(Supplied material):
:::::

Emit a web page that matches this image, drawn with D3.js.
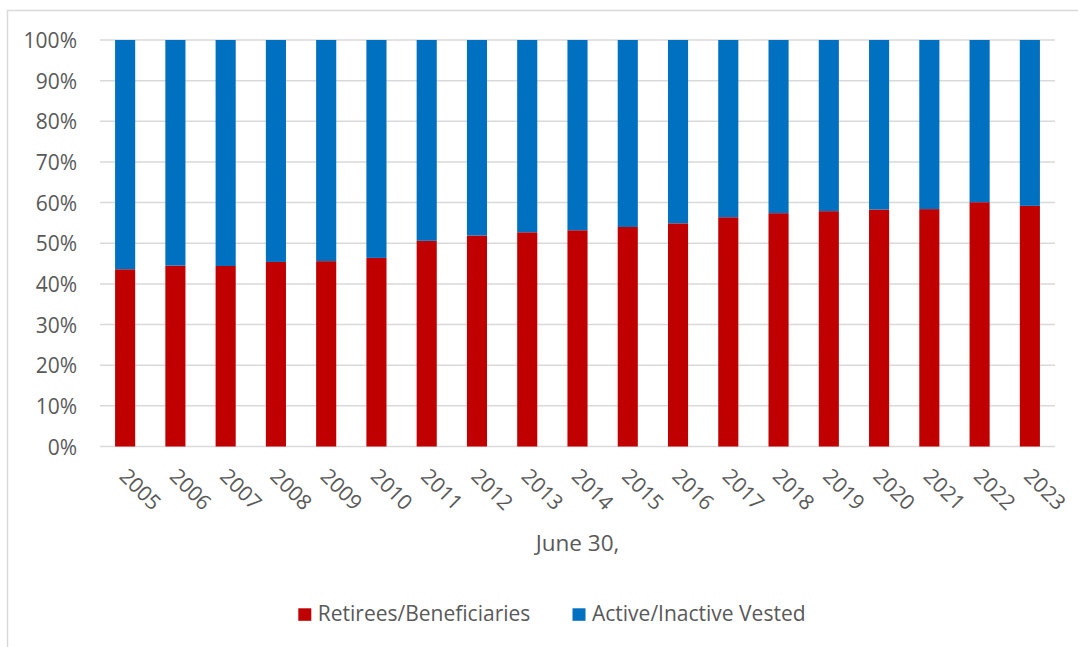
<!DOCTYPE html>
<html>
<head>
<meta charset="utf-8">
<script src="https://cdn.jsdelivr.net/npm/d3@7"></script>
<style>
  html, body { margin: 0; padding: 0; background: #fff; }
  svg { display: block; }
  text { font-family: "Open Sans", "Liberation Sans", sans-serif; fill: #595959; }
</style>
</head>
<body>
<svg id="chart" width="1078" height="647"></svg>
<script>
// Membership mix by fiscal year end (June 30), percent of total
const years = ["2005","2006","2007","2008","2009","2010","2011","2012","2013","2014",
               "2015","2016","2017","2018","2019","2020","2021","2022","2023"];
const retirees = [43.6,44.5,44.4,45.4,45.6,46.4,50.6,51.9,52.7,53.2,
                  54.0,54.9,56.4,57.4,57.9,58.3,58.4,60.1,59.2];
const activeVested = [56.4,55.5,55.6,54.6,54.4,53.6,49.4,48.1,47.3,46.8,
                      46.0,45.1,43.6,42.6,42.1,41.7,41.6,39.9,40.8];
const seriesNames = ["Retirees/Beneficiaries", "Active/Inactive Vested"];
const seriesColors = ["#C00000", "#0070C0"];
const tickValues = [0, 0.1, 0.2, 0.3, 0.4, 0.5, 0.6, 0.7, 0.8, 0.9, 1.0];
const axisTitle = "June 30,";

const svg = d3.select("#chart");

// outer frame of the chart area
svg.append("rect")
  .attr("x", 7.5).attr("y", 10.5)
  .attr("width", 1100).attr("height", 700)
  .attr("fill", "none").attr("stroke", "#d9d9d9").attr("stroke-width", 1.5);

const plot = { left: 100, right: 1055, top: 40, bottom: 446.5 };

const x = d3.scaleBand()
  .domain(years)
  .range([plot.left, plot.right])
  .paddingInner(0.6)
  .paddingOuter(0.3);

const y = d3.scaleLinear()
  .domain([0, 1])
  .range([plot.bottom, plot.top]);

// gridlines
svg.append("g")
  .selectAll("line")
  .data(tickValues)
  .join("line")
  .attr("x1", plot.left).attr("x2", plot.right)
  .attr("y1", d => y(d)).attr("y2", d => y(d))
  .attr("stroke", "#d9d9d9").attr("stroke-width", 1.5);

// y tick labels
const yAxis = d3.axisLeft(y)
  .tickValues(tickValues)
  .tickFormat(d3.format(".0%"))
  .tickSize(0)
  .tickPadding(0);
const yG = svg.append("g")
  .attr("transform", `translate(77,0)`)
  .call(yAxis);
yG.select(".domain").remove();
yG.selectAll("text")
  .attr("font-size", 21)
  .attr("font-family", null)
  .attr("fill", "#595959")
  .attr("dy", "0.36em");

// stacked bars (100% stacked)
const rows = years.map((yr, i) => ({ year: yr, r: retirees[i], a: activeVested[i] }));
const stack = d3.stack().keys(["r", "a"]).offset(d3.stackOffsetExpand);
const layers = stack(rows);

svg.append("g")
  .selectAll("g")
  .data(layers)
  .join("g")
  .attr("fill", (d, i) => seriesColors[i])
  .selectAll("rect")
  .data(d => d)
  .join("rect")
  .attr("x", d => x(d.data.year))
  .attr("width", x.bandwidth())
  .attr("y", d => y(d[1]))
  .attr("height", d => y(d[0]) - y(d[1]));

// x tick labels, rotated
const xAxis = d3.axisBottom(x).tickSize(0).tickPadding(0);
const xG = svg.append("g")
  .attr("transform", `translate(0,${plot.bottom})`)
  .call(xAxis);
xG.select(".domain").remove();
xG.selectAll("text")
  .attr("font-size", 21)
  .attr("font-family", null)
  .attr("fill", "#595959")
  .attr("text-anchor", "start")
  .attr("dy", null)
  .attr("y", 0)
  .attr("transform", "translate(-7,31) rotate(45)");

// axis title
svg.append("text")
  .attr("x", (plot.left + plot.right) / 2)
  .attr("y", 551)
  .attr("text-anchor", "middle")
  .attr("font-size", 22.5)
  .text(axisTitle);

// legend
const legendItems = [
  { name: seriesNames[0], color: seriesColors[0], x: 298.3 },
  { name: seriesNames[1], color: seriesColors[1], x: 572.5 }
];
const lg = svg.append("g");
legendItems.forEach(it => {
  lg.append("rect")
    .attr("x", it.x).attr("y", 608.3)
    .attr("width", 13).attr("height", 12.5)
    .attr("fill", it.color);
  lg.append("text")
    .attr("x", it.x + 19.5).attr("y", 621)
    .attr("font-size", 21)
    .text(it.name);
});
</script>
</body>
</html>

:::::

(Exercise objective): Without including any pictures, print all of the material exactly as given.

(In response):
Emit a web page that matches this image, drawn with D3.js.
<!DOCTYPE html>
<html>
<head>
<meta charset="utf-8">
<script src="https://cdn.jsdelivr.net/npm/d3@7"></script>
<style>
  html, body { margin: 0; padding: 0; background: #fff; }
  svg { display: block; }
  text { font-family: "Open Sans", "Liberation Sans", sans-serif; fill: #595959; }
</style>
</head>
<body>
<svg id="chart" width="1078" height="647"></svg>
<script>
// Membership mix by fiscal year end (June 30), percent of total
const years = ["2005","2006","2007","2008","2009","2010","2011","2012","2013","2014",
               "2015","2016","2017","2018","2019","2020","2021","2022","2023"];
const retirees = [43.6,44.5,44.4,45.4,45.6,46.4,50.6,51.9,52.7,53.2,
                  54.0,54.9,56.4,57.4,57.9,58.3,58.4,60.1,59.2];
const activeVested = [56.4,55.5,55.6,54.6,54.4,53.6,49.4,48.1,47.3,46.8,
                      46.0,45.1,43.6,42.6,42.1,41.7,41.6,39.9,40.8];
const seriesNames = ["Retirees/Beneficiaries", "Active/Inactive Vested"];
const seriesColors = ["#C00000", "#0070C0"];
const tickValues = [0, 0.1, 0.2, 0.3, 0.4, 0.5, 0.6, 0.7, 0.8, 0.9, 1.0];
const axisTitle = "June 30,";

const svg = d3.select("#chart");

// outer frame of the chart area
svg.append("rect")
  .attr("x", 7.5).attr("y", 10.5)
  .attr("width", 1100).attr("height", 700)
  .attr("fill", "none").attr("stroke", "#d9d9d9").attr("stroke-width", 1.5);

const plot = { left: 100, right: 1055, top: 40, bottom: 446.5 };

const x = d3.scaleBand()
  .domain(years)
  .range([plot.left, plot.right])
  .paddingInner(0.6)
  .paddingOuter(0.3);

const y = d3.scaleLinear()
  .domain([0, 1])
  .range([plot.bottom, plot.top]);

// gridlines
svg.append("g")
  .selectAll("line")
  .data(tickValues)
  .join("line")
  .attr("x1", plot.left).attr("x2", plot.right)
  .attr("y1", d => y(d)).attr("y2", d => y(d))
  .attr("stroke", "#d9d9d9").attr("stroke-width", 1.5);

// y tick labels
const yAxis = d3.axisLeft(y)
  .tickValues(tickValues)
  .tickFormat(d3.format(".0%"))
  .tickSize(0)
  .tickPadding(0);
const yG = svg.append("g")
  .attr("transform", `translate(77,0)`)
  .call(yAxis);
yG.select(".domain").remove();
yG.selectAll("text")
  .attr("font-size", 21)
  .attr("font-family", null)
  .attr("fill", "#595959")
  .attr("dy", "0.36em");

// stacked bars (100% stacked)
const rows = years.map((yr, i) => ({ year: yr, r: retirees[i], a: activeVested[i] }));
const stack = d3.stack().keys(["r", "a"]).offset(d3.stackOffsetExpand);
const layers = stack(rows);

svg.append("g")
  .selectAll("g")
  .data(layers)
  .join("g")
  .attr("fill", (d, i) => seriesColors[i])
  .selectAll("rect")
  .data(d => d)
  .join("rect")
  .attr("x", d => x(d.data.year))
  .attr("width", x.bandwidth())
  .attr("y", d => y(d[1]))
  .attr("height", d => y(d[0]) - y(d[1]));

// x tick labels, rotated
const xAxis = d3.axisBottom(x).tickSize(0).tickPadding(0);
const xG = svg.append("g")
  .attr("transform", `translate(0,${plot.bottom})`)
  .call(xAxis);
xG.select(".domain").remove();
xG.selectAll("text")
  .attr("font-size", 21)
  .attr("font-family", null)
  .attr("fill", "#595959")
  .attr("text-anchor", "start")
  .attr("dy", null)
  .attr("y", 0)
  .attr("transform", "translate(-7,31) rotate(45)");

// axis title
svg.append("text")
  .attr("x", (plot.left + plot.right) / 2)
  .attr("y", 551)
  .attr("text-anchor", "middle")
  .attr("font-size", 22.5)
  .text(axisTitle);

// legend
const legendItems = [
  { name: seriesNames[0], color: seriesColors[0], x: 298.3 },
  { name: seriesNames[1], color: seriesColors[1], x: 572.5 }
];
const lg = svg.append("g");
legendItems.forEach(it => {
  lg.append("rect")
    .attr("x", it.x).attr("y", 608.3)
    .attr("width", 13).attr("height", 12.5)
    .attr("fill", it.color);
  lg.append("text")
    .attr("x", it.x + 19.5).attr("y", 621)
    .attr("font-size", 21)
    .text(it.name);
});
</script>
</body>
</html>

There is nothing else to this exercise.